Betting on Rock Bottom
Seabed trawlers are almost universally reviled. Their lead-weighted nets scour the seabed, in the process destroying almost everything in their path. This 2014 article from The Guardian focuses on the problem:The Firth of Forth was once home to vast beds of oysters, for example. None remains. Similarly, the Firth of Clyde once abounded with fish, shellfish, whales and porpoises. Today its seabed is barren and its fish stocks have disappeared. "Nothing worth catching is left," states Callum Roberts in his book, Ocean of Life. "The Firth of Clyde gives us a stark vision of a life without fish."

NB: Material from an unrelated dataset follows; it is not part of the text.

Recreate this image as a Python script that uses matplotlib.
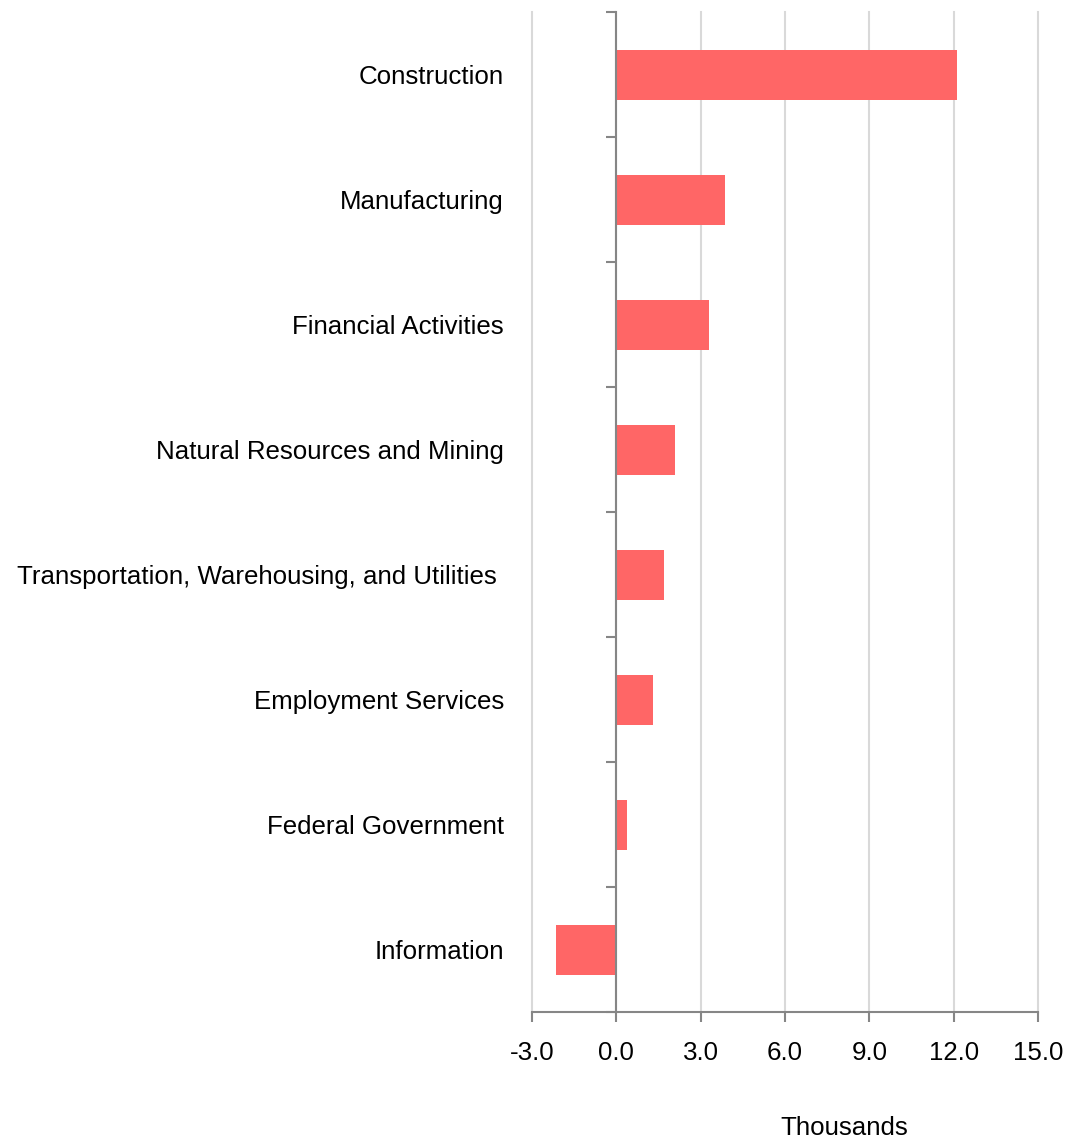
import matplotlib
matplotlib.use("Agg")
import matplotlib.pyplot as plt
import numpy as np

categories = ["Construction", "Manufacturing", "Financial Activities",
              "Natural Resources and Mining",
              "Transportation, Warehousing, and Utilities ",
              "Employment Services", "Federal Government", "Information"]
values = [12.13, 3.87, 3.28, 2.08, 1.68, 1.30, 0.38, -2.15]
xticks = [-3.0, 0.0, 3.0, 6.0, 9.0, 12.0, 15.0]

plt.rcParams['font.family'] = ['Liberation Sans', 'DejaVu Sans']
FS = 18.6

fig = plt.figure(figsize=(10.66, 11.4), dpi=100)
ax = fig.add_axes([532/1066, 1-1012/1140, (1038-532)/1066, 1000/1140])

n = len(categories)
y = np.arange(n)
ax.barh(y, values, height=0.4, color="#FF6666", zorder=3)
ax.set_ylim(n - 0.5, -0.5)
ax.set_xlim(-3, 15)

ax.set_xticks(xticks)
ax.set_xticklabels([f"{t:.1f}" for t in xticks], fontsize=FS)
ax.grid(axis='x', color='#d9d9d9', linewidth=1.5, zorder=0)
for gl in ax.get_xgridlines():
    gl.set_clip_on(False)

for s in ['top', 'right']:
    ax.spines[s].set_visible(False)
ax.spines['left'].set_position(('data', 0))
ax.spines['left'].set_color('#868686')
ax.spines['left'].set_linewidth(1.5)
ax.spines['left'].set_zorder(4)
ax.spines['bottom'].set_color('#868686')
ax.spines['bottom'].set_linewidth(1.5)

ax.set_yticks(y)
ax.set_yticklabels(categories, fontsize=FS)
ax.set_yticks(np.arange(-0.5, n, 1.0), minor=True)
ax.tick_params(axis='y', which='major', length=0, pad=81)
ax.tick_params(axis='y', which='minor', length=7.2, width=1.5, color='#868686', direction='out')
ax.tick_params(axis='x', which='major', length=7.2, width=1.5, color='#868686', direction='out', pad=14)

ax.set_xlabel("Thousands", fontsize=FS, va='center')
ax.xaxis.set_label_coords(0.617, -0.116)

fig.savefig("out.png", dpi=100)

And as bottom trawling and dredging continues, such a fate awaits most other UK inshore fisheries. "Trawlers have transformed life on the seabed, converting three-dimensional, complex habitats rich in coral, sponge and sea fan to endless monotonous expanses of shifting gravel, sand and mud," adds Roberts. Nor is the damage confined to the seabed. Stocks of fish – robbed of any hiding places on the seafloor – have suffered correspondingly. Common skate, angel shark, halibut and wolfish, once plentiful, have virtually disappeared from British waters while bottom fish – which cling to the seabed – such as cod, haddock and turbot, have suffered drastic declines in numbers.